A second initiative was to add sparkling water to whisky until the alcohol content was lower than 18%. This whisky could then be sold everywhere. At first this initiative was a great success, but unfortunately its success was short-lived, because the administration immediately intervened and amended the law, so that only wine-based products of such high strength could be sold in drinking establishments.

Moreover, at that time the sector was plagued by a number of dubious practices. When preparing liqueurs, for example, unscrupulous manufacturers used illicit alcohol that they either purchased or made themselves by distilling high-strength wine in Greece.
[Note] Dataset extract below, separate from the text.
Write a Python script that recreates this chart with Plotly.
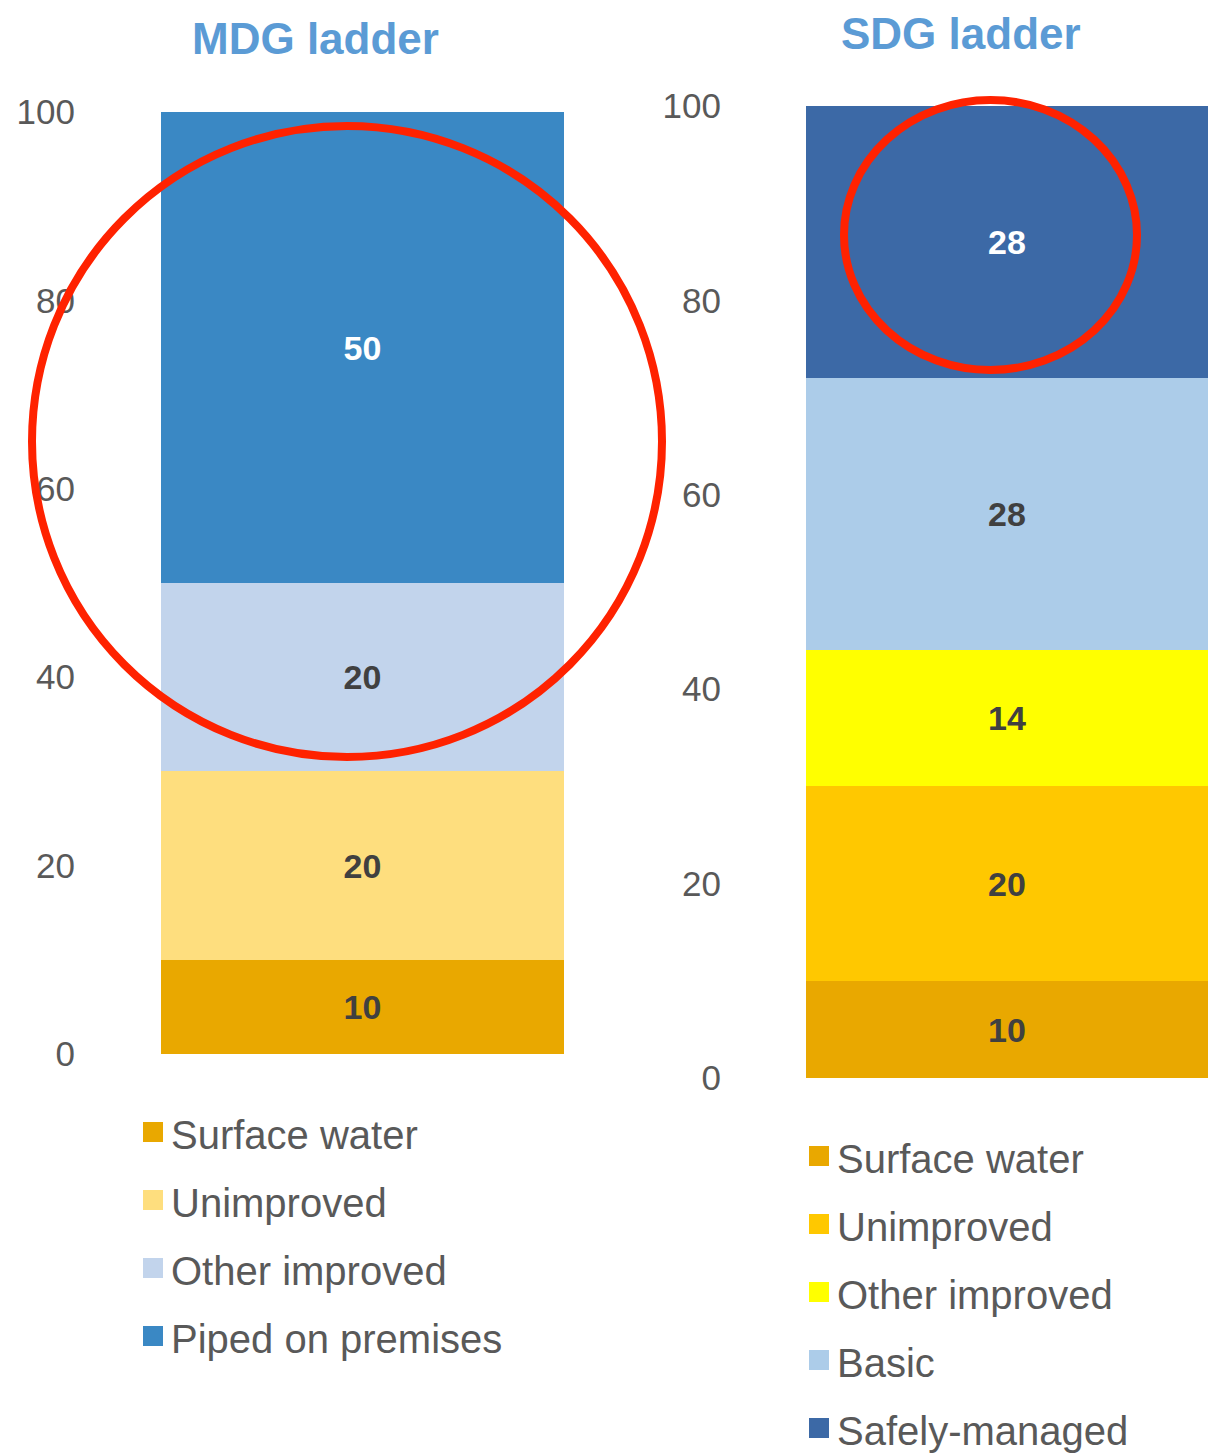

In 1933 Jean Villers and his mother Louise Baar registered the labels Elixir Langeman (Hasselt no. 541, 05-07-1933), Extra Spécial, Excelsior Triple Sec, Bitter 1930 and Beste Oude Kô (Hasselt nos. 544 to 547, 07- 07-1933) under the name ‘Louise Baar, veuve Fernand Villers et Jean Villers, avocat, faisant le commerce sous la dénomination Distillerie de l'Étoile de Hasselt’. In 1938, Louise, as Mrs Villers-Baar, declared that she operated a liqueur factory at 2, 4 and 10 Welvaartstraat.

After failed attempts to make the company profitable, Jean Villers and his mother decided to leave the more than a century-old ‘Distillerie de l'Etoile’. They sold the company in 1939, in Antwerp, to Jacques Neefs.

== The building ==
The distillery was located on Guffenslaan, opposite the gendarmerie barracks, on the western section of the land between the house of notary Gruyters (now Gilissen) and the corner of Toekomststraat (now Welvaartstraat). It has meanwhile been demolished. The new ‘AG’ building has been built on its foundations.

The malt house was located on the other side of what is now Welvaartstraat, but in those days was still Oude Luikerbaan. The distillery’s livestock sheds housed more than two hundred beef cows. These cows were fattened with the spent grain left over after brewing and distilling.

The distillery had a number of livestock sheds. The first was located on Luikersteenweg and the second on Guffenslaan. An ‘isolation shed’ was located on the Begijnenpoel – Stadsomvaart, near to the current Virga Jesse Hospital. When cattle arrived, usually from Argentina, they were quarantined in this ‘isolation shed’.